Por eso tampoco cabe pedir que el Estado español se convierta en el hub del gas de la UE por cuestiones de “solidaridad”. No es el momento climático de incrementar las importaciones de Gas Natural Licuado (GNL), más caro y perjudicial para el clima, para hacer funcionar las regasificadoras a plena potencia y justificar la apertura de aquella considerada en el 2012 por el CNE no necesaria para el suministro estatal. No es el momento de resucitar el MidCat en base a futuribles como el hidrógeno “verde'', ni de construir nuevos gasoductos de coste multimillonario entre países. Tampoco es solidario convertir una parte importante del territorio peninsular, pasando por encima de la agricultura y la conservación de los ecosistemas, en un captador de energías renovables para generar hidrógeno ”verde“ que sostenga el consumo energético de los países ”frugales“.

Sin embargo, coincidimos con la UE y los Gobiernos alemán o español en que necesitamos solidaridad, y mucha. Una solidaridad, en primer lugar, entre clases sociales, con aquellas personas que sufren pobreza energética. Es urgente asegurar que todo el mundo tenga sus requerimientos básicos energéticos cubiertos; recordemos que ya hay gente que cada invierno sufre las consecuencias del frío. Estamos sufriendo una grave emergencia climática, con terribles repercusiones ambientales y sociales. Repercusiones muy desiguales según el nivel de renta. No hay más que ver quiénes están sufriendo más las sucesivas olas de calor: aquellas personas que no tienen aire acondicionado ni piscina, quienes tienen que trabajar bajo un sol abrasador (paradójicamente, aquellas cuyos niveles de consumo producen menos emisiones de gases de efecto invernadero).

También una solidaridad entre Estados, pero con una mirada larga, que abarque al conjunto del planeta. Desde este marco, no se puede olvidar que los países de la UE están entre los principales emisores históricos, per cápita y actuales del planeta. Los mismos países que, insolidariamente (inhumanamente), cierran sus fronteras a quienes huyen de hambre, pobreza o sequías. Desde esta perspectiva, la UE, toda la UE, tiene que hacer una drástica dieta fósil.

No olvidemos tampoco que la mayor parte del consumo de gas es atribuible a los sectores industriales, quienes siguen mostrando enormes resistencias al cambio necesario. Aquí se pueden nombrar algunas de las grandes multinacionales españolas, a las que pedimos que se sumen a la ola de solidaridad que emana de la UE y se aprieten el cinturón en cuanto al consumo de gas y otros combustibles fósiles que ya escasean. Eso sí, sin trasladar sus repercusiones a la población más vulnerabilizada.

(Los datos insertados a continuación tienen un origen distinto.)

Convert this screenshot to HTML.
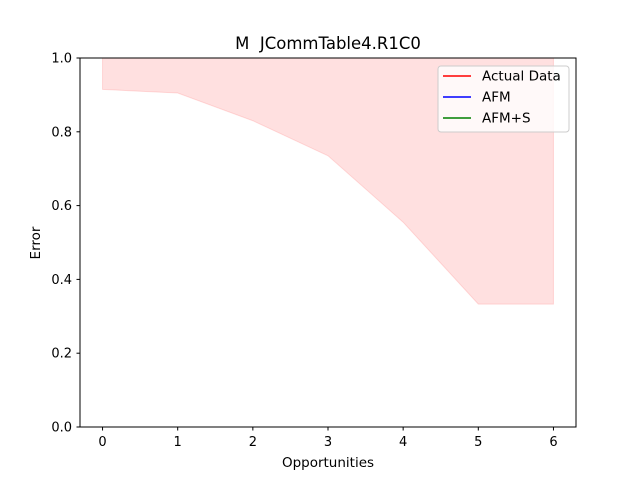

La emergencia climática no es un hallazgo del último lustro. El pico de los combustibles fósiles tampoco nos pilla por sorpresa, y va mucho más allá de una consecuencia coyuntural de la guerra en Ucrania. La necesidad de reducción del consumo de energía fósil no ha aparecido en 2022, lleva tiempo siendo demandada. Tampoco es nueva la enorme dependencia de la UE de la compra de crudo a países que vulneran derechos humanos, hoy es Rusia, pero ayer lo fueron Arabia Saudí, Azerbaijan, Argelia y una larga lista. El movimiento ecologista lo lleva señalando décadas, exigiendo además justicia climática, por la cual son aquellos países más enriquecidos, que más cambio climático han provocado, a quienes corresponde realizar los mayores esfuerzos: que obliguen a sus grandes empresas a poner los derechos ambientales de las personas y el resto de seres vivos por encima de sus beneficios. Sin embargo, COP del Clima tras COP del Clima, los acuerdos de reducción siguen estando muy lejos de lo que indica la ciencia, sin olvidar que en muchos casos su aplicación ha sido un gran fracaso.

“Winter is coming”, sí, pero nunca es tarde para actuar. En ese hacer, la solidaridad y la reducción del consumo son fundamentales. Pero más allá del invierno de 2022, el problema es la crisis ecológica y social a la que nos enfrentamos. Una crisis que, además, sufren mucho más fuera de Europa. Por eso lo solidario –y efectivo– es cambiar definitivamente el modelo de producción y consumo. Y que el mayor esfuerzo lo realicen quienes más responsabilidad han tenido en la creación de este problema. De otra manera, se seguirán poniendo parches (poco solidarios) que se abrirán en la siguiente crisis coyuntural dejando un margen de maniobra menor (o inexistente).